Personne ne sait combien de temps les taux resteront très bas»,
avertit Jean-Claude Trichet. Leur niveau, pays par pays, dépend aussi de
la confiance des investisseurs. Celle-ci est très volatile vis-à-vis
des pays émergents, ce qui les rend très vulnérables surtout quand leurs
emprunts sont libellés en devises. La contrainte externe est à
l’inverse nulle aux États-Unis, dont les bons du Trésor restent
l’actif-roi - c’est le privilège du dollar et du marché financier
intérieur le plus profond de la planète. «La politique fiscale à
Washington est délirante, mais cela ne crée pas pour autant un problème
de soutenabilité de la dette américaine», note Thomas Philippon.
Idem ou presque au Japon, où Shinzo Abe vient d’annoncer un énième plan
de relance malgré une dette qui culmine au-dessus de 200 % du PIB et
parce que les titres de celle-ci sont essentiellement détenus sur le
marché domestique et par la banque centrale nationale.
● Le but de la dette
L’Europe
est dans une situation intermédiaire. La crise de la zone euro a prouvé
sa vulnérabilité aux évolutions du sentiment des marchés.

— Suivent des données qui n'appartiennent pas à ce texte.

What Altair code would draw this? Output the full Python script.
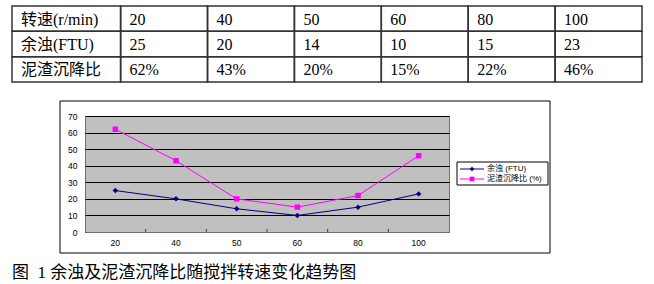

Mais le Vieux
Continent est aussi menacé de «japanisation», comme l’a récemment
relevé l’agence Fitch, en ce qu’il s’installe dans une situation de
faible croissance, faible inflation, et forte dette. «L’Europe devra faire de la relance», affirme Éric Chaney, «et cela vaut aussi pour l’Italie, pourvu que l’on s’assure de la qualité de la dépense».
Tout
l’enjeu est là, dans la qualité des projets qu’autorise aujourd’hui
l’argent gratuit. L’Allemagne et les Pays-Bas en ont profité pour se
désendetter massivement, mais cette voie n’est pas la seule. «Ce n’est pas le niveau de la dette qui compte, mais la responsabilité des autorités politiques», explique Olivier Blanchard.
Autrement
dit, la dépense est possible pour autant qu’elle soit rentable à la
fois en termes de croissance et de cohésion sociale. Les besoins
d’investissement sont partout, y compris dans les pays avancés: dans les
infrastructures, dans l’éducation, dans la recherche, et bien sûr, dans
la transition énergétique. «La dette est un sujet éminemment politique»,
souligne Anne-Laure Kiechel. De fait, la dette oblige vis-à-vis des
créanciers ce qui en fait un enjeu stratégique. Elle oblige aussi
vis-à-vis des générations futures, ce qui devrait interdire la gabegie.